Dual capacitors carry two ratings, written as something like 35/5 µF. The larger number always corresponds to the compressor, which needs more energy support, and the smaller number goes to the fan. If a dual capacitor fails, you can replace it with two separate single run capacitors of matching ratings, though the dual unit is the more compact solution.
Typical Ratings and Lifespan
Run capacitors for residential HVAC and appliance motors typically range from 2 µF to 80 µF, with voltage ratings of either 370 or 440 volts AC. The capacitance tolerance for HVAC applications is usually plus or minus 6%, meaning a 35 µF capacitor should measure somewhere between about 32.9 and 37.1 µF to be considered within spec.
Under normal conditions, a run capacitor lasts 10 to 20 years. Heat is the biggest enemy. Capacitors mounted inside outdoor condenser units bake in summer temperatures and endure thousands of on-off cycles per cooling season, which gradually degrades their internal components. Units in extremely hot climates or those that run frequently tend to land on the shorter end of that range.

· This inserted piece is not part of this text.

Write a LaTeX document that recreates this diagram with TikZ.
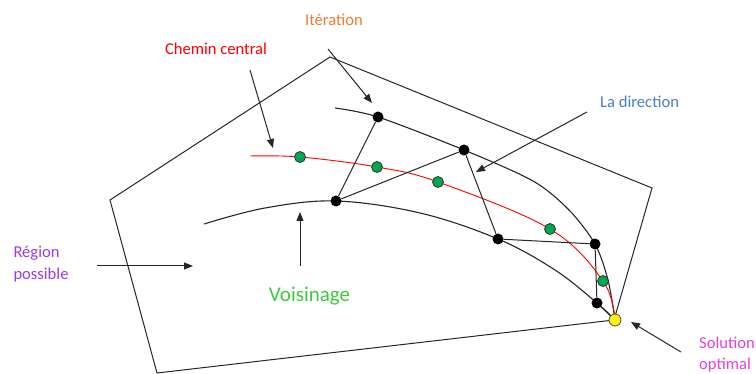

Signs of a Failing Run Capacitor
A bad run capacitor usually announces itself through changes in how your equipment sounds or performs. The most common symptoms include:
- Humming without starting: The motor makes a loud hum but won’t spin, or takes a long time to get going.
- Clicking sounds: A repetitive clicking noise coming from the outdoor unit every few seconds.
- Fan not spinning: The unit turns on but the fan blades stay still, even though you can hear the system trying to run.
- Burning smell: A failing capacitor can overheat and produce a noticeable odor near the outdoor unit, though this can also indicate a failing motor or compressor.
- Visible damage: A healthy run capacitor has a flat top and smooth sides. Bulging, cracking, or any liquid oozing from the casing means it has failed.
When a run capacitor weakens but hasn’t fully failed, the motor it supports draws more electricity to compensate. Your energy bills may creep up before any obvious symptoms appear. In an air conditioner, a weak capacitor can also cause the compressor to overheat and shut off on its safety switch, leading to short cycling where the system turns on and off repeatedly without cooling your home.
Testing a Run Capacitor
You can check a run capacitor’s health with a digital multimeter that has a capacitance measurement mode. The critical safety step comes first: capacitors store electrical charge even after the power is off. Before touching anything, turn off all power to the unit, verify with your multimeter that there’s no voltage present, and discharge the capacitor by placing a resistor across its terminals for about five seconds.
Once the capacitor is safely discharged and disconnected from the circuit, set your multimeter to capacitance mode, connect the leads to the capacitor’s terminals, and wait a few seconds for the reading to stabilize. The displayed value should fall within 6% of the number printed on the capacitor’s label. If the reading is significantly lower, the capacitor has weakened and is no longer supporting the motor properly. If the multimeter displays “OL” (overload), the capacitor has either shorted internally or its value exceeds the meter’s range, either way pointing to a bad component.
Replacement run capacitors need to match both the microfarad rating and the voltage rating of the original. You can safely use a higher voltage rating (a 440V capacitor in place of a 370V one), but the microfarad value should match exactly. Using the wrong capacitance forces the motor to work outside its design parameters, shortening the life of both the motor and the new capacitor.